Sequences and Special Polynomial Products - Vocabulary (Grade 8)

Vocabulary flashcards covering key terms from sequences, arithmetic and geometric sequences, triangular and square/cube numbers, and special polynomial products.

Sequence

An ordered list of numbers formed according to a pattern or rule; each term depends on the previous term.

Finite sequence

A sequence that ends after a limited number of terms.

Infinite sequence

A sequence that continues without end.

Sequence vs.

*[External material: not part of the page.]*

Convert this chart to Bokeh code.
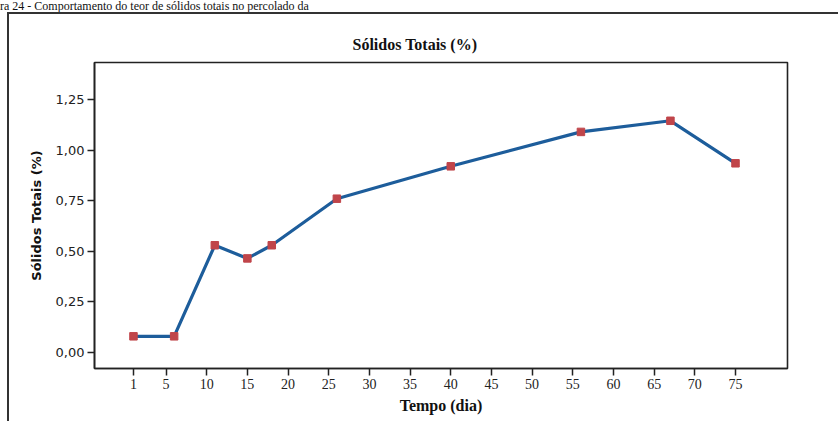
from bokeh.plotting import figure
from bokeh.models import FixedTicker, Div
from bokeh.layouts import column
from bokeh.embed import file_html
from bokeh.resources import INLINE

# data
dias = [1, 6, 11, 15, 18, 26, 40, 56, 67, 75]
solidos = [0.08, 0.08, 0.53, 0.465, 0.53, 0.76, 0.92, 1.09, 1.145, 0.935]
x_ticks = [1, 5, 10, 15, 20, 25, 30, 35, 40, 45, 50, 55, 60, 65, 70, 75]
y_ticks = [0.0, 0.25, 0.5, 0.75, 1.0, 1.25]
y_tick_labels = ["0,00", "0,25", "0,50", "0,75", "1,00", "1,25"]
titulo = "Sólidos Totais (%)"
x_label = "Tempo (dia)"
y_label = "Sólidos Totais (%)"
legenda = "ra 24 - Comportamento do teor de sólidos totais no percolado da"

W, H = 831, 409
fl, fr, ft, fb = 85, 778, 48, 354

caption = Div(text=legenda, width=830, height=12, margin=(0, 0, 0, 0),
              styles={"font-family": "Liberation Serif", "font-size": "12px",
                      "line-height": "12px", "color": "#111111",
                      "white-space": "nowrap"})

p = figure(width=W, height=H, output_backend="svg", toolbar_location=None,
           x_range=(-3.79, 81.39), y_range=(-0.079, 1.433),
           min_border_left=fl, min_border_right=W - fr,
           min_border_top=ft, min_border_bottom=H - fb,
           margin=(0, 0, 0, 7),
           styles={"border-left": "2px solid #333333", "border-top": "2px solid #333333"})

p.background_fill_color = "white"
p.border_fill_color = "white"
p.outline_line_color = "#222222"
p.outline_line_width = 1.6
p.xgrid.visible = False
p.ygrid.visible = False

p.title.text = titulo
p.title.align = "left"
p.title.offset = 253
p.title.padding = 5
p.title.text_font = "Liberation Serif"
p.title.text_font_size = "16px"
p.title.text_font_style = "bold"
p.title.text_color = "#111111"

# axes
xa = p.xaxis[0]
xa.ticker = FixedTicker(ticks=x_ticks)
xa.axis_label = x_label
xa.axis_label_text_font = "Liberation Serif"
xa.axis_label_text_font_size = "16px"
xa.axis_label_text_font_style = "bold"
xa.axis_label_standoff = 5
xa.major_label_text_font = "Liberation Serif"
xa.major_label_text_font_size = "14px"
xa.major_label_standoff = 3

ya = p.yaxis[0]
ya.ticker = FixedTicker(ticks=y_ticks)
ya.major_label_overrides = {t: l for t, l in zip(y_ticks, y_tick_labels)}
ya.axis_label = y_label
ya.axis_label_text_font = "DejaVu Sans"
ya.axis_label_text_font_size = "13px"
ya.axis_label_text_font_style = "bold"
ya.axis_label_standoff = 9
ya.major_label_text_font = "DejaVu Sans"
ya.major_label_text_font_size = "13px"
ya.major_label_standoff = 3

for ax in (xa, ya):
    ax.axis_line_color = "#222222"
    ax.axis_line_width = 1.6
    ax.major_tick_line_color = "#222222"
    ax.major_tick_line_width = 1.5
    ax.major_tick_in = 0
    ax.major_tick_out = 7
    ax.minor_tick_line_color = None
    ax.axis_label_text_color = "#111111"
    ax.major_label_text_color = "#222222"

# data series
p.line(dias, solidos, line_color="#1d5d9b", line_width=3.2)
p.scatter(dias, solidos, marker="square", size=7.5, fill_color="#c0454a",
          line_color="#c0454a")

layout = column(caption, p, spacing=0)
open("out.html", "w").write(file_html(layout, INLINE))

Set

A sequence is like a set but ordered; terms can repeat, while a set has no order and no repeats.

Notation for sequences

Notation such as {3, 5, 7, …} uses curly braces with comma-separated terms to denote a sequence.

Rule (in a sequence)

A rule is a method that tells how to obtain each term from previous terms.

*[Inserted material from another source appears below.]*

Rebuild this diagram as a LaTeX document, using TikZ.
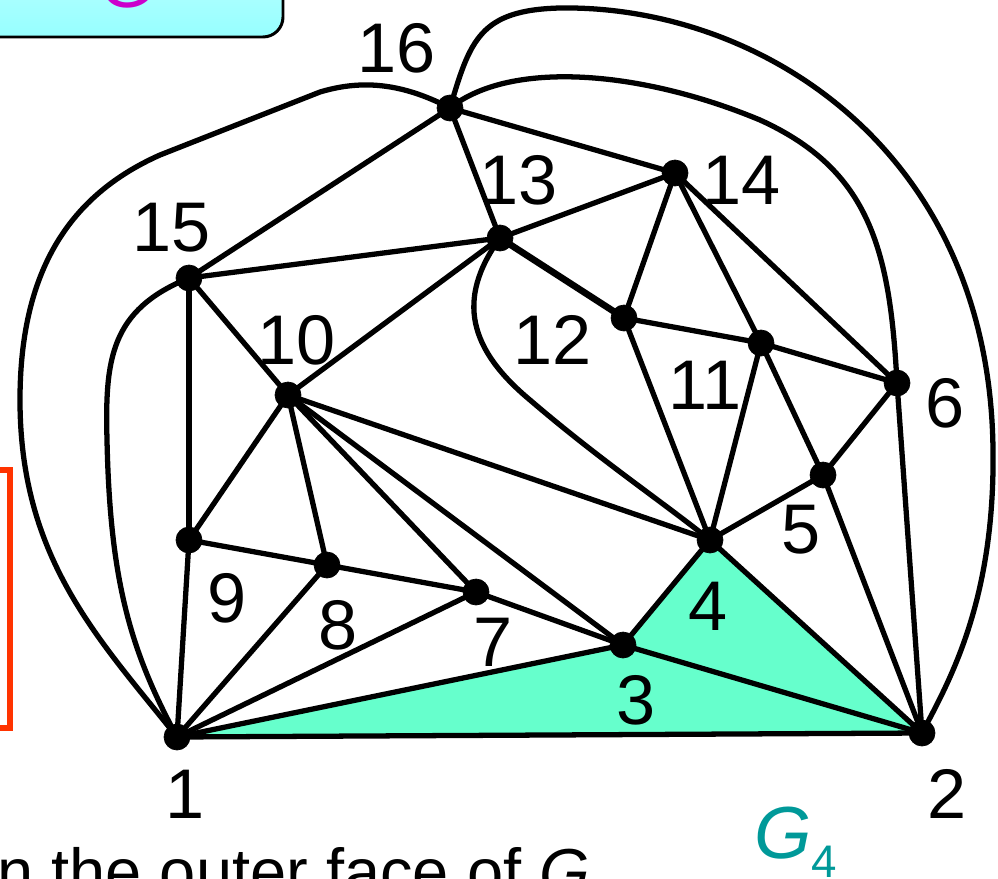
\documentclass[tikz,border=0pt]{standalone}
\usepackage{fontspec}
\setmainfont{Liberation Sans}
\usepackage{xcolor}
\usepackage{tikz}
\definecolor{gfour}{RGB}{102,255,204}
\definecolor{gteal}{RGB}{0,153,153}
\definecolor{boxtop}{RGB}{204,255,255}
\definecolor{boxbot}{RGB}{150,255,255}
\definecolor{titlemag}{RGB}{204,0,204}
\definecolor{framered}{RGB}{255,51,0}

\begin{document}
\begin{tikzpicture}[x=0.02cm,y=-0.02cm,
    edge/.style={line width=3pt},
    lbl/.style={inner sep=0pt,font=\fontsize{40}{40}\selectfont}]
  \useasboundingbox (0,0) rectangle (998,879);
  % pieces cut by the page
  \draw[line width=1.7pt,rounded corners=0.4cm,top color=boxtop,bottom color=boxbot] (-60,-80) rectangle (283,37);
  \node[text=titlemag,font=\fontsize{40}{40}\selectfont,inner sep=0pt] (title) at (127,-17) {G};
  \draw[framered,line width=3pt] (-60,470) rectangle (10,728);
  \node[anchor=base west,inner sep=0pt,font=\fontsize{37}{37}\selectfont] (caption) at (-3,894) {n the outer face of \textit{G}};

  \foreach \n/\x/\y in {1/177/737,2/922/733,3/623/645,4/710/540,5/823/475,6/897/383,
                        7/476/592,8/327/565,9/189/540,10/288/395,11/761/343,12/624/318,
                        13/500/238,14/675/173,15/189/278,16/450/108}
    \coordinate (v\n) at (\x,\y);

  % G_4
  \fill[gfour] (v1) -- (v3) -- (v4) -- (v2) -- cycle;

  \foreach \a/\b in {1/2,1/3,1/7,1/8,1/9,2/3,2/4,2/5,2/6,3/4,3/7,3/10,4/5,4/10,4/11,4/12,
                     5/6,5/11,6/11,6/14,7/8,7/10,8/9,8/10,9/10,9/15,10/13,10/15,11/12,
                     11/14,12/14,13/14,13/15,13/16,14/16,15/16}
    \draw[edge] (v\a) -- (v\b);
  \draw[edge,line width=3.8pt] (v13) -- (v12);

  \draw[edge] (v16) .. controls (400,82) and (360,80) .. (320,92) -- (160,155)
    .. controls (70,195) and (20,270) .. (20,400) .. controls (20,560) and (100,640) .. (v1);
  \draw[edge] (v15) .. controls (110,310) and (105,360) .. (107,440) .. controls (110,580) and (130,650) .. (v1);
  \draw[edge] (v16) .. controls (510,60) and (640,70) .. (760,120) .. controls (870,170) and (890,250) .. (v6);
  \draw[edge] (v16) .. controls (470,40) and (480,10) .. (560,8) .. controls (760,5) and (990,150) .. (993,450) .. controls (995,600) and (950,680) .. (v2);
  \draw[edge] (v13) .. controls (455,300) and (470,350) .. (530,400) .. controls (600,460) and (660,500) .. (v4);

  \foreach \n in {1,...,16}
    \filldraw (v\n) circle (0.26cm);

  \foreach \n/\x/\y in {1/185/794,2/947/794,3/636/700,4/708/606,5/801/530,6/945/403,
                        7/493/642,8/338/625,9/227/598,10/297/340,11/705/385,12/553/340,
                        13/519/180,14/742/180,15/172/228,16/397/48}
    \node[lbl] (l\n) at (\x,\y) {\n};

  \node[text=gteal,anchor=base west,inner sep=0pt,font=\fontsize{42}{42}\selectfont] (gk) at (754,858)
    {\textit{G}\raisebox{-11pt}{\fontsize{26}{26}\selectfont 4}};
\end{tikzpicture}
\end{document}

Explicit nth-term notation

x_n denotes the nth term of a sequence.

Arithmetic sequence

A sequence in which the difference between consecutive terms is constant.

Common difference

The constant amount d added to obtain the next term in an arithmetic sequence.

Arithmetic nth-term formula

x_n = a + d(n−1), where a is the first term and d is the common difference.

Example arithmetic rule

x_n = 3n − 2; generates the sequence 1, 4, 7, 10, …

Geometric sequence

A sequence in which each term is found by multiplying the previous term by a constant.

Common ratio

The constant factor r by which successive terms are multiplied in a geometric sequence.

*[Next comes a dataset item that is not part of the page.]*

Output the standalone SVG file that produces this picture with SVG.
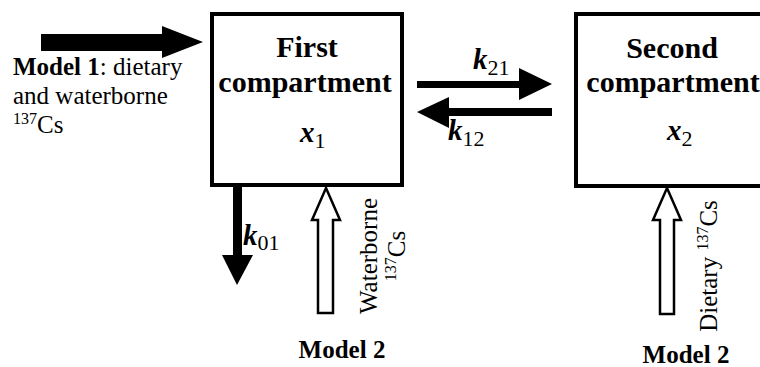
<svg xmlns="http://www.w3.org/2000/svg" width="760" height="367" viewBox="0 0 760 367" font-family="'Liberation Serif', 'DejaVu Serif', serif">
<style>
text{font-family:'Liberation Serif','DejaVu Serif',serif;fill:#000}
.box{fill:#fff;stroke:#000;stroke-width:4}
.lbl{font-size:30px;font-weight:bold;text-anchor:middle}
.txt{font-size:25px}
.var{font-size:29px;font-weight:bold;font-style:italic}
.sub{font-size:22px;font-weight:normal;font-style:normal}
.solid{fill:#000;stroke:none}
.hollow{fill:#fff;stroke:#000;stroke-width:2.5;stroke-linejoin:miter}
</style>
<rect width="760" height="367" fill="#fff"/>
<g id="connectors">
  <polygon class="solid" points="41,34 162,34 162,26 203,42 162,58 162,51 41,51"/>
  <polygon class="solid" points="417,81 519,81 519,68 552,84 519,100 519,88 417,88"/>
  <polygon class="solid" points="552,108 449,108 449,97 417,112 449,128 449,116 552,116"/>
  <polygon class="solid" points="233,185 242,185 242,255 253,255 237,285 222,255 233,255"/>
  <polygon class="hollow" points="326,188 340,220 333,220 333,313 318,313 318,220 312,220"/>
  <polygon class="hollow" points="667,188 681,220 674,220 674,314 660,314 660,220 653,220"/>
  <text class="var" x="473" y="69">k<tspan class="sub" dy="6">21</tspan></text>
  <text class="var" x="448" y="140">k<tspan class="sub" dy="6">12</tspan></text>
  <text class="var" x="243" y="245">k<tspan class="sub" dy="5">01</tspan></text>
</g>
<g id="model1-input">
  <text class="txt" x="13" y="75"><tspan font-weight="bold">Model 1</tspan>: dietary</text>
  <text class="txt" x="13" y="104">and waterborne</text>
  <text class="txt" x="13" y="133"><tspan font-size="16" dy="-9">137</tspan><tspan dy="9">Cs</tspan></text>
</g>
<g id="first-compartment">
  <rect class="box" x="212" y="14" width="190" height="171"/>
  <text class="lbl" x="307" y="57">First</text>
  <text class="lbl" x="305" y="92">compartment</text>
  <text class="var" x="300" y="142">x<tspan class="sub" dy="6">1</tspan></text>
</g>
<g id="second-compartment">
  <rect class="box" x="576" y="14" width="200" height="172"/>
  <text class="lbl" x="672" y="58">Second</text>
  <text class="lbl" x="673" y="92">compartment</text>
  <text class="var" x="667" y="140">x<tspan class="sub" dy="6">2</tspan></text>
</g>
<g id="waterborne-input">
  <g transform="translate(377,256) rotate(-90)">
    <text class="txt" x="0" y="0" text-anchor="middle">Waterborne</text>
    <text class="txt" x="0" y="28" text-anchor="middle"><tspan font-size="16" dy="-9">137</tspan><tspan dy="9">Cs</tspan></text>
  </g>
  <text class="txt" x="342" y="358" text-anchor="middle" font-weight="bold" font-size="24">Model 2</text>
</g>
<g id="dietary-input">
  <g transform="translate(717,266) rotate(-90)">
    <text class="txt" x="0" y="0" text-anchor="middle">Dietary <tspan font-size="16" dy="-9">137</tspan><tspan dy="9">Cs</tspan></text>
  </g>
  <text class="txt" x="686" y="363" text-anchor="middle" font-weight="bold" font-size="24">Model 2</text>
</g>
</svg>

Geometric nth-term formula

x_n = a r^(n−1), where a is the first term and r is the common ratio.

Geometric sequence notation

{a, ar, ar^2, ar^3, …} shows the pattern of terms in a geometric sequence.

Triangular numbers

Numbers formed by arranging dots in a triangle; the nth triangular number is T_n = n(n+1)/2.

Square numbers

Numbers that are perfect squares (1, 4, 9, 16, 25, …); the nth square is n^2.

Cube numbers

Numbers that are perfect cubes (1, 8, 27, 64, 125, …); the nth cube is n^3.

Square of a binomial

(a+b)^2 = a^2 + 2ab + b^2 and (a−b)^2 = a^2 − 2ab + b^2.

Sum and difference product (difference of squares)

(a+b)(a−b) = a^2 − b^2; the middle terms cancel when expanded.

Special products

A set of binomial product rules that simplify multiplication, including squares of binomials and the product of a sum and a difference.